In a column for the conservative Bulwark, a former official from the Department of Justice suggested that Tom Barrack -- and associate of Donald Trump facing multiple charges tied to his failure to register as a foreign agent -- may be in greater legal peril than has been reported.
According to a report from CNN, Barrack was indicted last week for lobbying on behalf of the United Arab Emirates (UAE) for "what federal prosecutors in Brooklyn described as an effort to influence the foreign policy positions of both the 2016 Trump presidential campaign and the subsequent incoming administration."
In that seven-count indictment, the wealthy businessman was also charged with obstruction of justice and lying to federal law enforcement agents.
According to the Bulwark's Dennis Aftergut, the charge of making false statements to the FBI may be his ultimate undoing.
Aftergut, who served as a former assistant U.S. attorney, contends that the case against Barrack has similarities to the federal government's case against former Trump national security advisor Michael Flynn.

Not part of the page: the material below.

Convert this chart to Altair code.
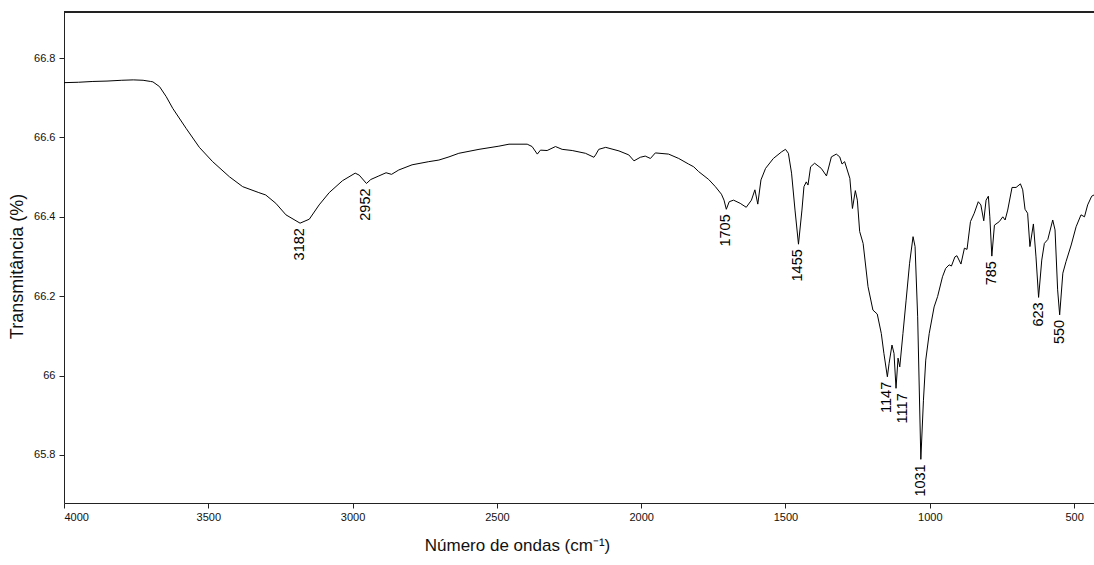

According to Aftergut, "Like Flynn, Barrack had immediate access to Donald Trump. Just a month after Barrack chaired Trump's January 2017 inaugural, Barrack's investment firm internally circulated a confidential planning memo describing how to cash in: 'The key is to strategically cultivate domestic and international relations while avoiding any appearance of lobbying.'"
While the evidence against Barrack is bad enough, the former DOJ official said the real problem was lying to the FBI.
In particular, he noted the following from the charges against Barrack, reporting the businessman denied: "UAE officials asked him to do anything. He had nothing to do with facilitating phone calls between UAE Crown Prince Mohamed bin Zayed and President-elect Trump after the 2016 election and that he was given an encrypted phone to communicate with the Crown Prince."
According to the attorney, "If proven, the fact that Barrack lied to the FBI about Emirati officials exploiting his access—and about having acceded—is powerful evidence of what prosecutors call 'consciousness of guilt.'
Barrack, a lawyer who should have known better, had a strong motive to avoid registering. He would have far more influence, and therefore more earning capacity, as a PR agent for the UAE by not officially acknowledging he was getting paid to heap praise on his principal."
The attorney added one more troubling aspect of the Barrack indictment.
"The indictment also charges that Barrack passed along to foreign officials information about meetings at the White House, and that he helped shape a pro-UAE speech by candidate Trump," he wrote. "
Think about it: A paid agent for another country with as much daily access to the White House—and ability to steer the president's thinking—as the agent's foreign handlers desired."